From the first line of the listing below, retype each line up to and including the one with "125, 130, 135];"; pictures stay out.

===== Given information =====

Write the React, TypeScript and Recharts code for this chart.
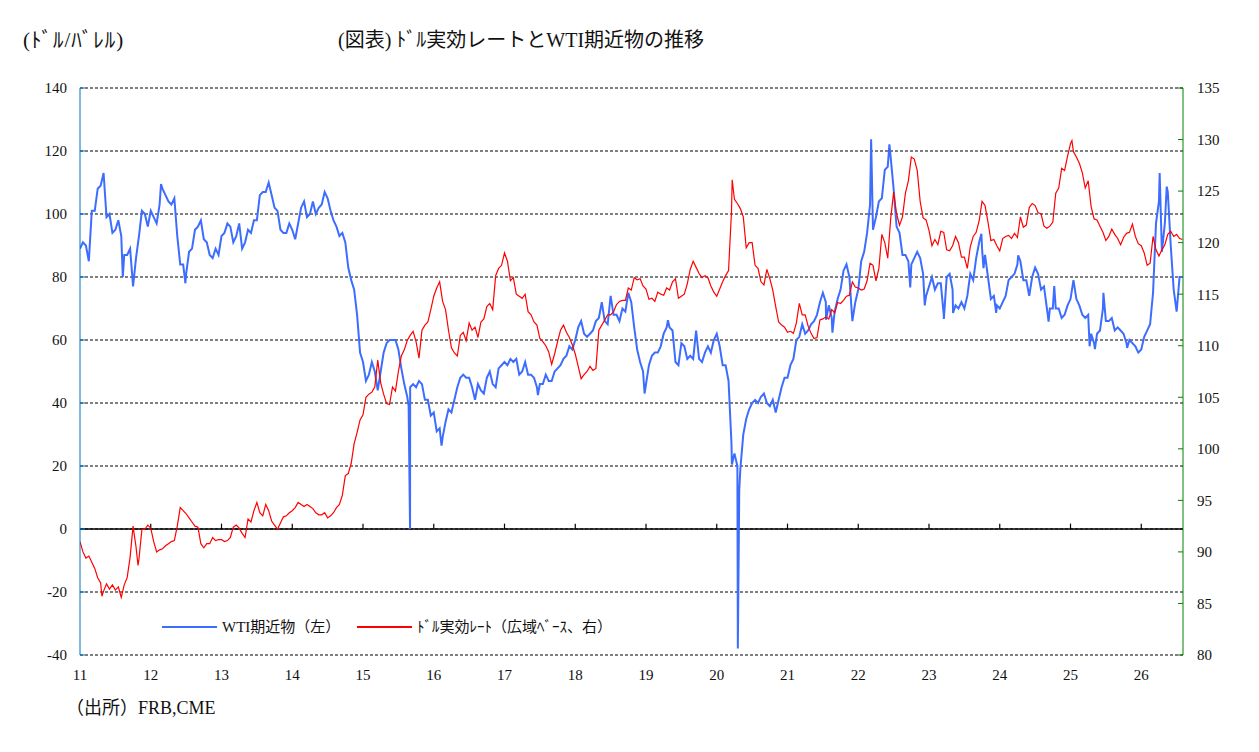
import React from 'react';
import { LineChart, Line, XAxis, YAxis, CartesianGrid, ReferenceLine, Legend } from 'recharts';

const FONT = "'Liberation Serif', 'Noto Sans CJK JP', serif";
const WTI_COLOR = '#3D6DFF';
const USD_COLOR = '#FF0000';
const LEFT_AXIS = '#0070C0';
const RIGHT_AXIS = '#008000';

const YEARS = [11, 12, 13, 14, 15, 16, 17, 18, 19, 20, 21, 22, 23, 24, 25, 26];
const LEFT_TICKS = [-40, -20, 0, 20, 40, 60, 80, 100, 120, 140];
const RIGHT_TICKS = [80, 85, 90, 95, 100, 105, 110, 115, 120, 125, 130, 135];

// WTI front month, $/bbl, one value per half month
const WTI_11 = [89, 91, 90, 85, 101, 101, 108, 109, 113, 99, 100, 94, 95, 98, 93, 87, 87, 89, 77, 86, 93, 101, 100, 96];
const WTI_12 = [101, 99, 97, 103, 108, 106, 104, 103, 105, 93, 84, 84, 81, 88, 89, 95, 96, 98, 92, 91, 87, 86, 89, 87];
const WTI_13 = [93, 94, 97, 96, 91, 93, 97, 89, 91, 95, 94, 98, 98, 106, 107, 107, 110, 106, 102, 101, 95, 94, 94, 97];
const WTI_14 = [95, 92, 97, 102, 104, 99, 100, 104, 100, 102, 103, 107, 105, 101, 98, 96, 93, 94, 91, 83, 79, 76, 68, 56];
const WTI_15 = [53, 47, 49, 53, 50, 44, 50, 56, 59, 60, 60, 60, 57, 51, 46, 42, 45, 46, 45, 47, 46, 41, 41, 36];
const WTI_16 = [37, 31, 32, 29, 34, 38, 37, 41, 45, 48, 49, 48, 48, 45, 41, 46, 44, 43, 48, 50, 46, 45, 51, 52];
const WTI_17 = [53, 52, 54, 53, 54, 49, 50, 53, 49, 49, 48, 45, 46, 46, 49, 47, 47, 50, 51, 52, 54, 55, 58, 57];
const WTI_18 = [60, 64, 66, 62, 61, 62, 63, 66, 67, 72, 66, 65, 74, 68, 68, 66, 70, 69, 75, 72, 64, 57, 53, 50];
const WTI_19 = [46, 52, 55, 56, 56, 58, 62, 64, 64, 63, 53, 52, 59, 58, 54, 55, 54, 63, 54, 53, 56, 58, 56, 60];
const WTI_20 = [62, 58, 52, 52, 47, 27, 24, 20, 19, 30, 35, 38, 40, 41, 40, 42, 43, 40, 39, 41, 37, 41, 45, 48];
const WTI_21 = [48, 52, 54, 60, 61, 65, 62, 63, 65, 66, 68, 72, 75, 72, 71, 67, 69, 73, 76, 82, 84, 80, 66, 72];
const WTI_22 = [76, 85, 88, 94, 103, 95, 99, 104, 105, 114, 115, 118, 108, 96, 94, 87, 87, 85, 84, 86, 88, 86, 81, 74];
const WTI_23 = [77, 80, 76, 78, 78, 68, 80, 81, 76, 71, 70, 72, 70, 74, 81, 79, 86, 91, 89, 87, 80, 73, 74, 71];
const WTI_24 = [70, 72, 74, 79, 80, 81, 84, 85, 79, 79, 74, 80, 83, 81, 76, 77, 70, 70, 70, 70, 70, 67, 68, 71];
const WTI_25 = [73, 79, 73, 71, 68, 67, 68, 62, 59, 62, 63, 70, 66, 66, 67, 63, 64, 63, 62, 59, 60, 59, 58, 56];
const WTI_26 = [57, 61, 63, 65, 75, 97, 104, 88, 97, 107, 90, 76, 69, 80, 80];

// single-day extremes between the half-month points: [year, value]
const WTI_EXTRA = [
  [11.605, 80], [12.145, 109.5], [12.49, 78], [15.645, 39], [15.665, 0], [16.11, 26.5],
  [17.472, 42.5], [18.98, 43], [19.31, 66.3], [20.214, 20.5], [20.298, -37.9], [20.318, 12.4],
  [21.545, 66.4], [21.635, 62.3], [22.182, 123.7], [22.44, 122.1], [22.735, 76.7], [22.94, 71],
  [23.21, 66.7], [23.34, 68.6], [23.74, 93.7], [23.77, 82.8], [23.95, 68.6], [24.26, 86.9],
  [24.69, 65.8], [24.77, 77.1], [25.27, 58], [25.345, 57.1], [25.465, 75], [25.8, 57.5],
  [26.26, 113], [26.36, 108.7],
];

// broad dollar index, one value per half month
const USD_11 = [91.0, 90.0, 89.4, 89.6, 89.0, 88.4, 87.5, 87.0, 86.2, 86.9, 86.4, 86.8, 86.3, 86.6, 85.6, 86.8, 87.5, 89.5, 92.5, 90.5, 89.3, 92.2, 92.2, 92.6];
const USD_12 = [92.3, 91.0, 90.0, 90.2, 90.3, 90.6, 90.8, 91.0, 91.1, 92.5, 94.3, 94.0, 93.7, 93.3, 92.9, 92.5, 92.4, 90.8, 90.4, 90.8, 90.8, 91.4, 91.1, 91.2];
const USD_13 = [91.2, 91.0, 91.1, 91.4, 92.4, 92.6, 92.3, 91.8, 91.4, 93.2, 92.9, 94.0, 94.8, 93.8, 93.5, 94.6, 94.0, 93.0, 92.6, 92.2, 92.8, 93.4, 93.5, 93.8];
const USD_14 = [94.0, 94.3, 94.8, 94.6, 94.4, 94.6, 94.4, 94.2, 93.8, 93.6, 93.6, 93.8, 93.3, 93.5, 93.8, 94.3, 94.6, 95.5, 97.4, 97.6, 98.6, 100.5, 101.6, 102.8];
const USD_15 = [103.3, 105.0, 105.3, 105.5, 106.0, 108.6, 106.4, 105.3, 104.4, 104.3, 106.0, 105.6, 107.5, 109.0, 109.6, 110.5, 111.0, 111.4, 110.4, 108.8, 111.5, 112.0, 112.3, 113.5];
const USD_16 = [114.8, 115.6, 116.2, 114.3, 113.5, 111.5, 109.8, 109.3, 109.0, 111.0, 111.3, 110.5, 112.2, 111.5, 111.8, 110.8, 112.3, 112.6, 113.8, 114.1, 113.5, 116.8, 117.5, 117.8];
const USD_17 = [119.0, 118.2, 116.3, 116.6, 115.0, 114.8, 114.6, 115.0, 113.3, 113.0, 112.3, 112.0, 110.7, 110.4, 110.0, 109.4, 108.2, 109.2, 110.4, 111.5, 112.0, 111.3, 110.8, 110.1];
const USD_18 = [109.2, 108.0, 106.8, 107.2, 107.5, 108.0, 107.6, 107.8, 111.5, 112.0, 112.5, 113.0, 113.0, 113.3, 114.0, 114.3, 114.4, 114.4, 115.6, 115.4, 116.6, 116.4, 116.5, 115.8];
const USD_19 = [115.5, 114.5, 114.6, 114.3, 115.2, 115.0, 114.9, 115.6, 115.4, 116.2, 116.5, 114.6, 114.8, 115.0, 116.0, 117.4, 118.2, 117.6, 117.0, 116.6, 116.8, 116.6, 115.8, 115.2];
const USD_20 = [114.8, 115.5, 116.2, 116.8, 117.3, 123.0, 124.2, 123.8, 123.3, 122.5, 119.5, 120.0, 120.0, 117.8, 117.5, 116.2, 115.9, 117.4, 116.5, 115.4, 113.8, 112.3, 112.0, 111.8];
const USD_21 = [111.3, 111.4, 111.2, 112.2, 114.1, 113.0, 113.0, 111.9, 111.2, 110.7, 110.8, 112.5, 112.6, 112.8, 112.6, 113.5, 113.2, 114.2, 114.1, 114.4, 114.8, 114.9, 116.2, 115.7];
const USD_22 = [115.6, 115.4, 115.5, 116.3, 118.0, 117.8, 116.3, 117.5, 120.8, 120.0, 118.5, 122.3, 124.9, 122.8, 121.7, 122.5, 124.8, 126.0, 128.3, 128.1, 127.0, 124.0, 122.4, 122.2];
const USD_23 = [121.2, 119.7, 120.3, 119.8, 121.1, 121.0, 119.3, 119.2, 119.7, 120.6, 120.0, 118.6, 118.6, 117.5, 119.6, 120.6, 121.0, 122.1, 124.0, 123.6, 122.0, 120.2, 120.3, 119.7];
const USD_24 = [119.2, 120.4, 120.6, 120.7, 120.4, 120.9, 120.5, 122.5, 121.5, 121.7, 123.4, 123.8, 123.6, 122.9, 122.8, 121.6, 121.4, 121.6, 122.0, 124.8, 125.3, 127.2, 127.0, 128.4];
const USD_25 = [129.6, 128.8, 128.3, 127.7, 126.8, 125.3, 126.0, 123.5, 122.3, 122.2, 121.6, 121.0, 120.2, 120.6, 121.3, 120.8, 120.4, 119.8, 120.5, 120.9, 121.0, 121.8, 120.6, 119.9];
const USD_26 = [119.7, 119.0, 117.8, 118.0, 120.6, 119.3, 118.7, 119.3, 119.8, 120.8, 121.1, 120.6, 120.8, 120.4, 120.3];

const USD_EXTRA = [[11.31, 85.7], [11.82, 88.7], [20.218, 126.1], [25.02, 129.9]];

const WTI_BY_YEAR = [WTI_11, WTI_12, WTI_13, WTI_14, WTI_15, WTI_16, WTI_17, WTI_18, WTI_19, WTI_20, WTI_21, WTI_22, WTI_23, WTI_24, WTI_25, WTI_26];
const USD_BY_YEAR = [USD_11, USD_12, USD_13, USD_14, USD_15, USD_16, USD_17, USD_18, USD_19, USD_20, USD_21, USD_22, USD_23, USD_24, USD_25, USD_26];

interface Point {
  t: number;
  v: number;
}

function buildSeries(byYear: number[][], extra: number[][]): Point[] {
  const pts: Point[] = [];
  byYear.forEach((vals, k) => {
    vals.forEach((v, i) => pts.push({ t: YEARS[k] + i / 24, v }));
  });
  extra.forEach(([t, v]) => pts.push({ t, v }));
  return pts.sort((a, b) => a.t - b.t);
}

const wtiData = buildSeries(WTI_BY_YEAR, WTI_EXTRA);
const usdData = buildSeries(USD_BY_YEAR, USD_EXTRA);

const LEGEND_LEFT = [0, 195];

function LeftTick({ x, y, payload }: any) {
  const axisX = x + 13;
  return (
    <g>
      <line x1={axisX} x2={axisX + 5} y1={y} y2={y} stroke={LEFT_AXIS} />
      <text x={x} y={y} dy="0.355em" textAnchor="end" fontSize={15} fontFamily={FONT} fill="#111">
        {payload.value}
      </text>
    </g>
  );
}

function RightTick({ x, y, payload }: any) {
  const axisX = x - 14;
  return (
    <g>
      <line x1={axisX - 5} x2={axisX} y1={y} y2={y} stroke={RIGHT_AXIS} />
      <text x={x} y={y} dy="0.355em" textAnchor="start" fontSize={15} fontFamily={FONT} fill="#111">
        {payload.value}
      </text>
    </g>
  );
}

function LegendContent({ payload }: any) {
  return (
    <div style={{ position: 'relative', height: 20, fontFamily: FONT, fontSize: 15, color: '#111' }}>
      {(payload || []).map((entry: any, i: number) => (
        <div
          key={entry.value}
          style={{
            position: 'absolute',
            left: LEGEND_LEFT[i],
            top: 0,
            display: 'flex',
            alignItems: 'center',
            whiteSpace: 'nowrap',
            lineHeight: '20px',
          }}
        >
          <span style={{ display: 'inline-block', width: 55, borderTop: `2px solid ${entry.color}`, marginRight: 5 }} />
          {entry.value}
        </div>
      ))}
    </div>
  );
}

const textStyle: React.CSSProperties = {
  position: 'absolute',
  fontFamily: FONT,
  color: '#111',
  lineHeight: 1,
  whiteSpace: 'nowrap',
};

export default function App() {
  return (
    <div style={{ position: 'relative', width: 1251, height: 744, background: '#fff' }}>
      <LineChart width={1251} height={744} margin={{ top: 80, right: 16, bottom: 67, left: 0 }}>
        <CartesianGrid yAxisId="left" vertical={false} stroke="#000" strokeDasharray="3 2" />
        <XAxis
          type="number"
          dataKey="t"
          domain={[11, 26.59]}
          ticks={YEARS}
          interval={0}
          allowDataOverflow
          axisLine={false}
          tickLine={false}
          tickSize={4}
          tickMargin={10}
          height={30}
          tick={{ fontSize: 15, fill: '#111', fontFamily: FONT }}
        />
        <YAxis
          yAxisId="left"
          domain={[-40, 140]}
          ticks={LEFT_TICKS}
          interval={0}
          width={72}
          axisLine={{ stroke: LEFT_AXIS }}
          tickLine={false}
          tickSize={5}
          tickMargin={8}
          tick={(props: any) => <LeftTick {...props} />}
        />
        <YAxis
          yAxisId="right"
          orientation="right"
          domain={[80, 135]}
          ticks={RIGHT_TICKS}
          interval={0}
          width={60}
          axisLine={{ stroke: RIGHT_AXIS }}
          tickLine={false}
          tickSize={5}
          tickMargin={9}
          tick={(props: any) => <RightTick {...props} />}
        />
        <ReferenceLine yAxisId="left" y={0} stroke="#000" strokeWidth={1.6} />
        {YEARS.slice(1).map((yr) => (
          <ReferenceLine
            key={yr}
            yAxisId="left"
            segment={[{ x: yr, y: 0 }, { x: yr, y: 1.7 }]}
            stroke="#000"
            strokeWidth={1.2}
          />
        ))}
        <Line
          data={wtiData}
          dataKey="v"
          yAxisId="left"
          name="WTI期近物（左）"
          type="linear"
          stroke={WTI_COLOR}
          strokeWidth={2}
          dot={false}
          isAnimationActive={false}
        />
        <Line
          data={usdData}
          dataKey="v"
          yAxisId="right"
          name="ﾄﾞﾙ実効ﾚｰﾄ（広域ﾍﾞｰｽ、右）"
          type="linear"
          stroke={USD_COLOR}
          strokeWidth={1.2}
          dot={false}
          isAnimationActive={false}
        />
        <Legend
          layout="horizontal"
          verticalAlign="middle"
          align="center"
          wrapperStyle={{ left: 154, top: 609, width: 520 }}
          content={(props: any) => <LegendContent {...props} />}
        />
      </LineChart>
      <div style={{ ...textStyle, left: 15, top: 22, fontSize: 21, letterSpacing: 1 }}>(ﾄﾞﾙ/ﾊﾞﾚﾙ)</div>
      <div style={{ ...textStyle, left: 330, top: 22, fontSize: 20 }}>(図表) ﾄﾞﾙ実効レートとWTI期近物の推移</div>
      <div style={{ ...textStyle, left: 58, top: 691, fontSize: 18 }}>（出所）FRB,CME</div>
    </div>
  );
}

=====

*Completed task:*
Write the React, TypeScript and Recharts code for this chart.
import React from 'react';
import { LineChart, Line, XAxis, YAxis, CartesianGrid, ReferenceLine, Legend } from 'recharts';

const FONT = "'Liberation Serif', 'Noto Sans CJK JP', serif";
const WTI_COLOR = '#3D6DFF';
const USD_COLOR = '#FF0000';
const LEFT_AXIS = '#0070C0';
const RIGHT_AXIS = '#008000';

const YEARS = [11, 12, 13, 14, 15, 16, 17, 18, 19, 20, 21, 22, 23, 24, 25, 26];
const LEFT_TICKS = [-40, -20, 0, 20, 40, 60, 80, 100, 120, 140];
const RIGHT_TICKS = [80, 85, 90, 95, 100, 105, 110, 115, 120, 125, 130, 135];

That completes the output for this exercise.